2: Животное естество? С каких это пор ты относишься к своей плоти с таким пренебрежением? Скажи, неужели тебе не доставил бы удовольствия, например, хороший обед? Ну-ка, вообрази: на закуску дюжина устриц с бутылкой хорошо замороженного «Пуйи»— чудесное вино, сухое и терпкое, я бы сказал — точное вино. Потом — форель на сковородке, такая нежная и молодая, что поневоле вспомнишь закон, карающий за совращение малолетних. А может быть, тебе додать мерлана, золотистого, как солнечный луч, играющий на воде? Или, скажем, «буйябесс» — настоящий, знаешь, как тот, что ты ел в Марселе, в Старом Порту: он пахнет морем, водорослями, лодкой и снова — морем, морем — колыбелью жизни. Ну, как? А что вы изволите заказать потом, мсье? Кровавый бифштекс, кусок сырого мяса, сочный, красный, такой изысканный в своей грубости? Или честного буржуазного кролика с горчицей? Может быть, цыпленка под белым соусом с трюфелями — дежурное блюдо в Лионе, помнишь, их подавали у матушки Филу? А пить будем старый Шамбертен 1916 года и попросим его хорошенько подогреть (его еще можно достать у Хютера, в Каркассоне), или возьмем Нюи-Кай, или, наконец, классический Поммар 1926 года, словом, одно из тех вин, что напоены кровью самого солнца,— они согревают тебя, подымают, уводят в блаженную солнечную высь, в ощущение безопасности и дружелюбия, и ты полон благодарности за жизнь, за весь этот мир. Мы допьем вино с каким-нибудь изысканным сыром — необычайно тонким, слегка с душком, как проза Оскара Уайльда (прошу прощения за эту банальность!). Десерта не надо? Хорошо. Но зато пусть кофе будет крепким и горьким, его экзотический аромат так напоминает о караванах бедуинов, о стихах Гумилева, о твоей молодости в Берлине.

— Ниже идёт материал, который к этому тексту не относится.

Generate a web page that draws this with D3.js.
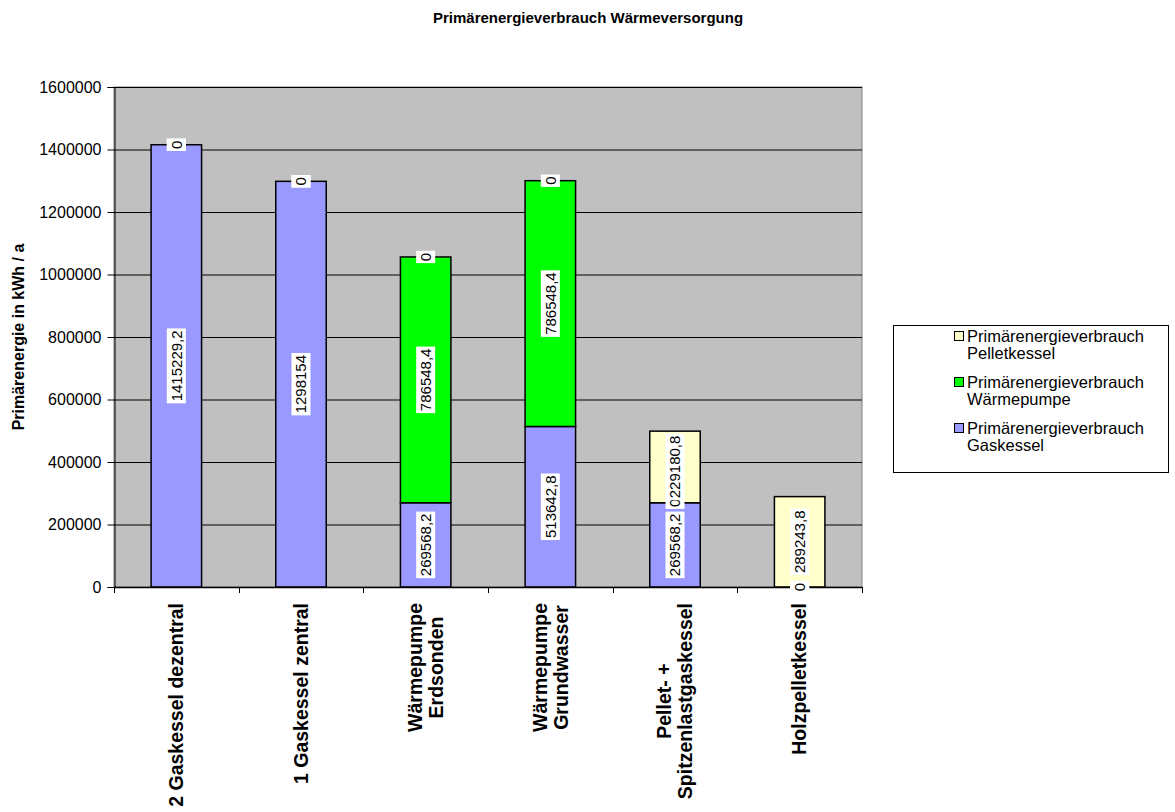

Кофе... Единственная роскошь бедных интеллигентов, полных мечтаний, жадных до жизни и очень счастливых, несмотря на нищету и «вельтшмерц» Ч И уж, конечно, возьмем коньяк «Бисквит» 1870-го (а может быть, даже 78-го года?), и пить его надо из пузатых стаканчиков, с широким дном и узким горлышком,— подержать между ладоней, согреть, вдохнуть его аромат,— и голова чуть-чуть закружится, посмотришь на свет — а в нем сгустилось текучее солнце... Хочешь сигарету—египетскую — «абдулла» или, из утонченного снобизма, простую «голуазку»? Огня? Пожалуйста. Такая обыкновенная штука — спичка, а какое чудо... Ты ведь любишь этот ритуал — закурить? И дым играючи уходит кольцами вверх, расплывается, исчезает без следа, мимолетный, как жизнь,— как ты любил говорить.